El horror: totalidad y parcialidad

Casi desde el comienzo; la certidumbre de que el horror tiene un límite al que sólo se llegará después de bajar un incontable número de peldaños. El infierno de Dante Alighieri es estático, jerárquico; los grados del horror se abarcan desde la invocación inicial, la esperanza que queda atrás para siempre, pero se abarcan desde un narrador que sólo participa como testigo y que al fin, lo sabemos, volverá a ver el sol y las demás estrellas. Winston Smith, en cambio, no volverá de su inmersión en el horror, y de alguna manera lo sabe desde el principio; cuando O’Brien se lo dice en la última etapa, no le dice nada nuevo; Winston Smith deberá bajar uno a uno los peldaños, y en algunos de ellos habrá como una esperanza agazapada: Julia O’Brien, el anticuario, un destello de posible salvación que se negará a sí mismo y mostrará su traición y su engaño, hasta obligarlo a su vez a la traición y al autoengaño final. El horror es infinitamente más grande en 1984 porque su límite no está en sí mismo, en la progresión del mal, sino en la inversión de la esperanza, el descubrimiento de que es también una de las fuerzas del mal. Lo que en un famoso relato de Villiers de L’Isle Adam se condensa en una inversión final y fulminante (La tortura por la esperanza), en el de Orwell se da en una serie de desgarramientos; la esperanza no es posible pero sin embargo está ahí, y la comprobación de su imposibilidad es cada vez la ocasión del desgarramiento. El fondo del horror está en una escena final nada horrible en sí misma, el breve reencuentro de Winston y Julia, cuando los dos saben que se han traicionado mutuamente y sólo buscan separarse, olvidarse, seguir traicionándose allí donde en lo más hondo de sí mismos había latido la esperanza.

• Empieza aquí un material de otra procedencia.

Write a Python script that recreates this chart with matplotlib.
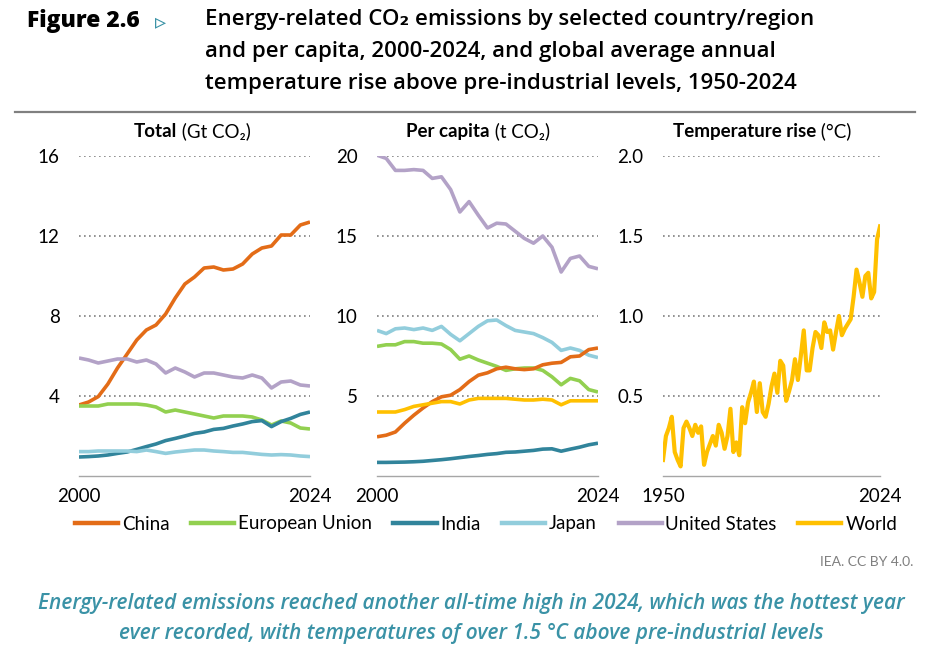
import matplotlib
matplotlib.use("Agg")
import matplotlib.pyplot as plt
import numpy as np

plt.rcParams['font.family'] = ['Lato', 'DejaVu Sans']

# ---- data -------------------------------------------------------------
years = np.arange(2000, 2025)
temp_years = np.arange(1950, 2025)

# Total emissions (Gt CO2)
china_total = [3.55, 3.7, 3.97, 4.6, 5.4, 6.1, 6.8, 7.3, 7.55, 8.1, 8.9, 9.6, 9.95,
               10.4, 10.45, 10.3, 10.35, 10.6, 11.1, 11.4, 11.5, 12.05, 12.05, 12.55, 12.7]
eu_total = [3.5, 3.5, 3.5, 3.6, 3.6, 3.6, 3.6, 3.55, 3.45, 3.2, 3.3, 3.2, 3.1,
            3.0, 2.9, 3.0, 3.0, 3.0, 2.95, 2.8, 2.55, 2.75, 2.65, 2.4, 2.35]
india_total = [0.95, 0.97, 1.0, 1.05, 1.13, 1.2, 1.33, 1.47, 1.6, 1.77, 1.88, 2.0, 2.13,
               2.2, 2.33, 2.38, 2.5, 2.6, 2.72, 2.77, 2.47, 2.72, 2.88, 3.08, 3.2]
japan_total = [1.22, 1.22, 1.25, 1.25, 1.25, 1.25, 1.22, 1.3, 1.22, 1.13, 1.2, 1.25, 1.3,
               1.3, 1.25, 1.22, 1.18, 1.18, 1.13, 1.08, 1.05, 1.07, 1.05, 1.0, 0.97]
us_total = [5.9, 5.8, 5.65, 5.75, 5.85, 5.85, 5.7, 5.8, 5.6, 5.15, 5.4, 5.2, 4.95,
            5.15, 5.15, 5.05, 4.95, 4.9, 5.05, 4.9, 4.4, 4.7, 4.75, 4.55, 4.5]

# Per capita emissions (t CO2)
china_pc = [2.45, 2.55, 2.75, 3.3, 3.8, 4.25, 4.65, 4.95, 5.05, 5.4, 5.9, 6.3, 6.45,
            6.7, 6.8, 6.7, 6.65, 6.7, 6.95, 7.05, 7.1, 7.45, 7.5, 7.9, 8.0]
eu_pc = [8.1, 8.2, 8.2, 8.4, 8.4, 8.3, 8.3, 8.25, 7.9, 7.3, 7.5, 7.25, 7.05,
         6.85, 6.6, 6.7, 6.75, 6.75, 6.6, 6.2, 5.7, 6.1, 5.95, 5.4, 5.25]
india_pc = [0.85, 0.85, 0.86, 0.87, 0.89, 0.92, 0.97, 1.02, 1.08, 1.15, 1.22, 1.28, 1.35,
            1.4, 1.48, 1.5, 1.55, 1.6, 1.68, 1.7, 1.55, 1.68, 1.8, 1.95, 2.05]
japan_pc = [9.1, 8.9, 9.2, 9.25, 9.15, 9.25, 9.1, 9.35, 8.85, 8.45, 8.9, 9.35, 9.7,
            9.75, 9.4, 9.1, 9.0, 8.9, 8.65, 8.35, 7.85, 8.0, 7.85, 7.55, 7.4]
us_pc = [20.05, 19.85, 19.1, 19.1, 19.15, 19.1, 18.6, 18.7, 17.9, 16.5, 17.15, 16.3, 15.5,
         15.8, 15.75, 15.3, 14.85, 14.55, 15.0, 14.3, 12.75, 13.6, 13.75, 13.1, 12.95]
world_pc = [4.0, 4.0, 4.0, 4.15, 4.35, 4.45, 4.55, 4.65, 4.65, 4.5, 4.75, 4.85, 4.85,
            4.85, 4.85, 4.8, 4.75, 4.75, 4.8, 4.75, 4.45, 4.7, 4.7, 4.7, 4.7]

# Global temperature rise above pre-industrial (deg C), 1950-2024
temp_rise = [0.10, 0.25, 0.30, 0.37, 0.15, 0.10, 0.06, 0.30, 0.34, 0.30,
             0.25, 0.32, 0.27, 0.31, 0.07, 0.15, 0.20, 0.25, 0.19, 0.32,
             0.27, 0.17, 0.25, 0.42, 0.15, 0.21, 0.13, 0.43, 0.33, 0.46,
             0.52, 0.59, 0.40, 0.58, 0.40, 0.37, 0.45, 0.56, 0.64, 0.52,
             0.72, 0.69, 0.47, 0.53, 0.60, 0.73, 0.60, 0.75, 0.91, 0.66,
             0.66, 0.80, 0.90, 0.88, 0.80, 0.96, 0.90, 0.91, 0.79, 0.90,
             1.00, 0.88, 0.92, 0.95, 0.98, 1.12, 1.29, 1.21, 1.12, 1.25,
             1.27, 1.11, 1.15, 1.48, 1.56]

names = ['China', 'European Union', 'India', 'Japan', 'United States', 'World']
colors = {'China': '#E36C17', 'European Union': '#92D050', 'India': '#31849B',
          'Japan': '#92CDDC', 'United States': '#B3A2C7', 'World': '#FFC000'}

# ---- figure -------------------------------------------------------------
W, H = 930, 650
fig = plt.figure(figsize=(W / 100, H / 100), dpi=100)


def fx(px):
    return px / W


def fy(py):
    return 1 - py / H


ax1 = fig.add_axes([fx(79), fy(476), fx(310 - 79), (476 - 156) / H])
ax2 = fig.add_axes([fx(377), fy(476), fx(598 - 377), (476 - 156) / H])
ax3 = fig.add_axes([fx(663), fy(476), fx(880 - 663), (476 - 156) / H])

lw = 2.6
for name, vals in zip(names[:5], [china_total, eu_total, india_total, japan_total, us_total]):
    ax1.plot(years, vals, color=colors[name], lw=lw, solid_capstyle='butt')
for name, vals in zip(['United States', 'Japan', 'European Union', 'China', 'World', 'India'],
                      [us_pc, japan_pc, eu_pc, china_pc, world_pc, india_pc]):
    ax2.plot(years, vals, color=colors[name], lw=lw, solid_capstyle='butt')
ax3.plot(temp_years, temp_rise, color=colors['World'], lw=3.0)

setup = [(ax1, (2000, 2024), (0, 16), [4, 8, 12, 16], ['4', '8', '12', '16']),
         (ax2, (2000, 2024), (0, 20), [5, 10, 15, 20], ['5', '10', '15', '20']),
         (ax3, (1950, 2024), (0, 2.0), [0.5, 1.0, 1.5, 2.0], ['0.5', '1.0', '1.5', '2.0'])]
for ax, xl, yl, yt, ytl in setup:
    ax.set_xlim(*xl)
    ax.set_ylim(*yl)
    ax.set_yticks(yt)
    ax.set_yticklabels(ytl)
    ax.set_xticks(list(xl))
    ax.set_xticklabels([str(v) for v in xl])
    for s in ['top', 'right', 'left']:
        ax.spines[s].set_visible(False)
    ax.spines['bottom'].set_color('#A6A6A6')
    ax.spines['bottom'].set_linewidth(1.0)
    ax.tick_params(axis='both', length=0, labelsize=13.5, colors='black')
    ax.tick_params(axis='y', pad=14)
    ax.tick_params(axis='x', pad=9)
    ax.grid(axis='y', color='#7F7F7F', linestyle=(0, (1, 2)), linewidth=1.2)
    ax.set_axisbelow(True)
    ax.patch.set_alpha(0)

# panel titles: bold part followed by normal part
panel_titles = [(134, 'Total', ' (Gt CO₂)'),
                (406, 'Per capita', ' (t CO₂)'),
                (673, 'Temperature rise', ' (°C)')]
for px, bold, rest in panel_titles:
    t = fig.text(fx(px), fy(137), bold, fontsize=13.5, fontweight='bold', va='baseline', ha='left')
    fig.add_artist(matplotlib.text.Annotation(rest, xy=(1, 0), xycoords=t,
                                              va='bottom', ha='left', fontsize=13.5))

# header
fig.text(fx(27), fy(21), 'Figure 2.6', fontsize=16.5, fontweight='heavy', va='center',
         ha='left', family=['Open Sans', 'DejaVu Sans'])
fig.text(fx(155), fy(22), '▹', fontsize=16, color='#3A92A6', va='center', ha='left',
         family=['DejaVu Sans'])
title_lines = ['Energy-related CO₂ emissions by selected country/region',
               'and per capita, 2000-2024, and global average annual',
               'temperature rise above pre-industrial levels, 1950-2024']
for i, line in enumerate(title_lines):
    fig.text(fx(205), fy(20 + i * 31.5), line, fontsize=16, fontweight='semibold',
             va='center', ha='left', family=['Open Sans', 'DejaVu Sans'])
fig.add_artist(plt.Line2D([fx(15), fx(915)], [fy(112), fy(112)], color='#808080', lw=1.6))

# legend
handles = [plt.Line2D([], [], color=colors[n], lw=3.2) for n in names]
fig.legend(handles, names, loc='center', bbox_to_anchor=(fx(486), fy(524)), ncol=6,
           frameon=False, fontsize=13.5, handlelength=2.3, handletextpad=0.2,
           columnspacing=1.15)

# source + caption
fig.text(fx(913), fy(562), 'IEA. CC BY 4.0.', fontsize=10, color='#7F7F7F',
         va='center', ha='right')
caption = ['Energy-related emissions reached another all-time high in 2024, which was the hottest year',
           'ever recorded, with temperatures of over 1.5 °C above pre-industrial levels']
for i, line in enumerate(caption):
    fig.text(fx(471), fy(603 + i * 30), line, fontsize=15, fontstyle='italic',
             fontweight='semibold', color='#3A92A6', va='center', ha='center',
             family=['Open Sans', 'DejaVu Sans'])

fig.savefig('out.png', dpi=100)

Obviamente, el horror en 1984 es una figura que sólo alcanza su sentido fuera del libro, en la realidad histórica que lo contiene parcial y no totalmente. Un sentido figurado: el mundo podría llegar a ser como el de 1984, puesto que ya lo es en algunas de sus facetas. Por eso Orwell puede saltar del realismo a la alegoría, a la figura total, no cree, ni tampoco busca que el lector crea que el mundo va a llegar a ser el de 1984, pero al proyectar ficticiamente el horror a sus últimas consecuencias, nos sitúa frente a nuestra responsabilidad, y esa responsabilidad supone la esperanza; es ésta quien hace entrar en acción a la responsabilidad que lleva a la lucha para impedir que 1984 pueda cumplirse en cualquier otro año del siglo. Y es mi esperanza la que escribe estas líneas en un momento en que muchos fragmentos y esbozos del mundo de 1984 se manifiestan inequívocamente en nuestra realidad. Ahora bien, el mundo orwelliano es el Mal que ya ha triunfado; el nuestro (ese en el que creemos y por el cual luchamos) contiene el Mal en el seno del Bien; y si ésta es también una figura, podemos ya pasar de nuestro lado y hablar de reacción dentro de la revolución; terreno crítico si lo hay, y precisamente por eso terreno de la máxima responsabilidad del escritor comprometido con la causa de los pueblos. (Y no sólo de él, por supuesto, pero aquí me sitúo en mi terreno específico, sin pretender entrar en el de los ideólogos y los politólogos.)